═══ GIVEN INFORMATION ═══

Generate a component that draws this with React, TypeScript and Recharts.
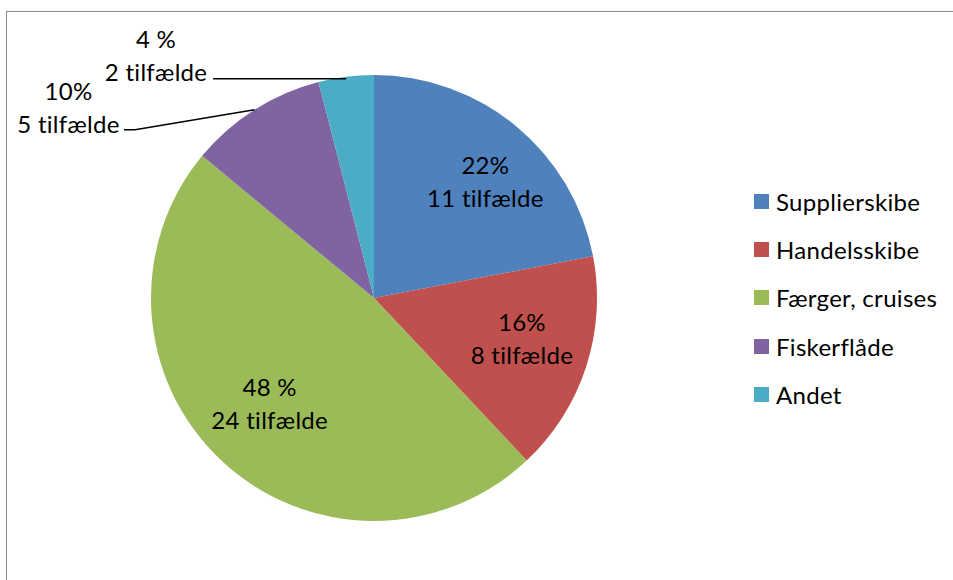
import React from 'react';
import { PieChart, Pie, Cell, Legend } from 'recharts';

const categories = ['Supplierskibe', 'Handelsskibe', 'Færger, cruises', 'Fiskerflåde', 'Andet'];
const cases = [11, 8, 24, 5, 2];
const percentLabels = ['22%', '16%', '48 %', '10%', '4 %'];
const colors = ['#4F81BD', '#C0504D', '#9BBB59', '#8064A2', '#4BACC6'];

const data = categories.map((name, i) => ({ name, value: cases[i] }));

// label placement tweaks (radius fraction, angle shift in degrees) for inside labels
const insideTweak = [
  { r: 0.723, da: -4.1 },
  { r: 0.687, da: 2.9 },
  { r: 0.665, da: -1.5 },
];

const FONT = 'Lato, "Open Sans", sans-serif';
const FS = 24;
const LS = 0.3;
const RAD = Math.PI / 180;

const T = (p: any) => (
  <text textAnchor="middle" dominantBaseline="central" fill="#000" fontSize={FS} fontFamily={FONT} letterSpacing={LS} {...p} />
);

const renderLabel = (props: any) => {
  const { cx, cy, midAngle, outerRadius, index } = props;
  const l1 = percentLabels[index];
  const l2 = `${cases[index]} tilfælde`;
  if (index < 3) {
    const tw = insideTweak[index];
    const a = (midAngle + tw.da) * RAD;
    const r = outerRadius * tw.r;
    const x = cx + r * Math.cos(-a);
    const y = cy + r * Math.sin(-a);
    return (
      <g>
        <T x={x} y={y - 16.5}>{l1}</T>
        <T x={x} y={y + 16.5}>{l2}</T>
      </g>
    );
  }
  const ex = cx + outerRadius * Math.cos(-midAngle * RAD);
  const ey = cy + outerRadius * Math.sin(-midAngle * RAD);
  if (index === 3) {
    const bx = ex - 119.5;
    const by = ey + 20;
    const endX = bx - 11;
    const tx = endX - 55.5;
    return (
      <g>
        <polyline points={`${ex},${ey} ${bx},${by} ${endX},${by}`} fill="none" stroke="#000" strokeWidth={1.5} />
        <T x={tx} y={by - 39}>{l1}</T>
        <T x={tx} y={by - 6.7}>{l2}</T>
      </g>
    );
  }
  const endX = ex - 133;
  const endY = ey + 2;
  const tx = endX - 57;
  return (
    <g>
      <polyline points={`${ex},${endY} ${endX},${endY}`} fill="none" stroke="#000" strokeWidth={1.5} />
      <T x={tx} y={endY - 40}>{l1}</T>
      <T x={tx} y={endY - 7}>{l2}</T>
    </g>
  );
};

const renderLegend = () => (
  <div style={{ fontFamily: FONT, fontSize: FS, letterSpacing: LS, color: '#000' }}>
    {categories.map((c, i) => (
      <div key={c} style={{ display: 'flex', alignItems: 'center', height: 48.2 }}>
        <span style={{ display: 'inline-block', width: 15, height: 15, background: colors[i], marginRight: 7, flexShrink: 0 }} />
        <span>{c}</span>
      </div>
    ))}
  </div>
);

export default function App() {
  return (
    <div style={{ position: 'fixed', left: 0, top: 0, width: 953, height: 580, overflow: 'hidden', background: '#fff' }}>
      <div style={{ position: 'absolute', left: 6, top: 11, width: 1000, height: 1000, border: '1.5px solid #8c8c8c' }} />
      <div style={{ position: 'absolute', left: 0, top: 0 }}>
        <PieChart width={953} height={580} margin={{ top: 0, right: 0, bottom: 0, left: 0 }}>
          <Pie
            data={data}
            dataKey="value"
            nameKey="name"
            cx={374}
            cy={298}
            outerRadius={223}
            startAngle={90}
            endAngle={-270}
            stroke="none"
            label={renderLabel}
            labelLine={false}
            isAnimationActive={false}
          >
            {data.map((d, i) => (
              <Cell key={d.name} fill={colors[i]} />
            ))}
          </Pie>
          <Legend
            content={renderLegend}
            layout="vertical"
            wrapperStyle={{ position: 'absolute', left: 754, top: 177.5, width: 200 }}
          />
        </PieChart>
      </div>
    </div>
  );
}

═══

= WHAT YOU NEED TO DO =
Copy the material exactly. Do not include the pictures.

= COMPLETED TASK =
Generate a component that draws this with React, TypeScript and Recharts.
import React from 'react';
import { PieChart, Pie, Cell, Legend } from 'recharts';

const categories = ['Supplierskibe', 'Handelsskibe', 'Færger, cruises', 'Fiskerflåde', 'Andet'];
const cases = [11, 8, 24, 5, 2];
const percentLabels = ['22%', '16%', '48 %', '10%', '4 %'];
const colors = ['#4F81BD', '#C0504D', '#9BBB59', '#8064A2', '#4BACC6'];

const data = categories.map((name, i) => ({ name, value: cases[i] }));

// label placement tweaks (radius fraction, angle shift in degrees) for inside labels
const insideTweak = [
  { r: 0.723, da: -4.1 },
  { r: 0.687, da: 2.9 },
  { r: 0.665, da: -1.5 },
];

const FONT = 'Lato, "Open Sans", sans-serif';
const FS = 24;
const LS = 0.3;
const RAD = Math.PI / 180;

const T = (p: any) => (
  <text textAnchor="middle" dominantBaseline="central" fill="#000" fontSize={FS} fontFamily={FONT} letterSpacing={LS} {...p} />
);

const renderLabel = (props: any) => {
  const { cx, cy, midAngle, outerRadius, index } = props;
  const l1 = percentLabels[index];
  const l2 = `${cases[index]} tilfælde`;
  if (index < 3) {
    const tw = insideTweak[index];
    const a = (midAngle + tw.da) * RAD;
    const r = outerRadius * tw.r;
    const x = cx + r * Math.cos(-a);
    const y = cy + r * Math.sin(-a);
    return (
      <g>
        <T x={x} y={y - 16.5}>{l1}</T>
        <T x={x} y={y + 16.5}>{l2}</T>
      </g>
    );
  }
  const ex = cx + outerRadius * Math.cos(-midAngle * RAD);
  const ey = cy + outerRadius * Math.sin(-midAngle * RAD);
  if (index === 3) {
    const bx = ex - 119.5;
    const by = ey + 20;
    const endX = bx - 11;
    const tx = endX - 55.5;
    return (
      <g>
        <polyline points={`${ex},${ey} ${bx},${by} ${endX},${by}`} fill="none" stroke="#000" strokeWidth={1.5} />
        <T x={tx} y={by - 39}>{l1}</T>
        <T x={tx} y={by - 6.7}>{l2}</T>
      </g>
    );
  }
  const endX = ex - 133;
  const endY = ey + 2;
  const tx = endX - 57;
  return (
    <g>
      <polyline points={`${ex},${endY} ${endX},${endY}`} fill="none" stroke="#000" strokeWidth={1.5} />
      <T x={tx} y={endY - 40}>{l1}</T>
      <T x={tx} y={endY - 7}>{l2}</T>
    </g>
  );
};

const renderLegend = () => (
  <div style={{ fontFamily: FONT, fontSize: FS, letterSpacing: LS, color: '#000' }}>
    {categories.map((c, i) => (
      <div key={c} style={{ display: 'flex', alignItems: 'center', height: 48.2 }}>
        <span style={{ display: 'inline-block', width: 15, height: 15, background: colors[i], marginRight: 7, flexShrink: 0 }} />
        <span>{c}</span>
      </div>
    ))}
  </div>
);

export default function App() {
  return (
    <div style={{ position: 'fixed', left: 0, top: 0, width: 953, height: 580, overflow: 'hidden', background: '#fff' }}>
      <div style={{ position: 'absolute', left: 6, top: 11, width: 1000, height: 1000, border: '1.5px solid #8c8c8c' }} />
      <div style={{ position: 'absolute', left: 0, top: 0 }}>
        <PieChart width={953} height={580} margin={{ top: 0, right: 0, bottom: 0, left: 0 }}>
          <Pie
            data={data}
            dataKey="value"
            nameKey="name"
            cx={374}
            cy={298}
            outerRadius={223}
            startAngle={90}
            endAngle={-270}
            stroke="none"
            label={renderLabel}
            labelLine={false}
            isAnimationActive={false}
          >
            {data.map((d, i) => (
              <Cell key={d.name} fill={colors[i]} />
            ))}
          </Pie>
          <Legend
            content={renderLegend}
            layout="vertical"
            wrapperStyle={{ position: 'absolute', left: 754, top: 177.5, width: 200 }}
          />
        </PieChart>
      </div>
    </div>
  );
}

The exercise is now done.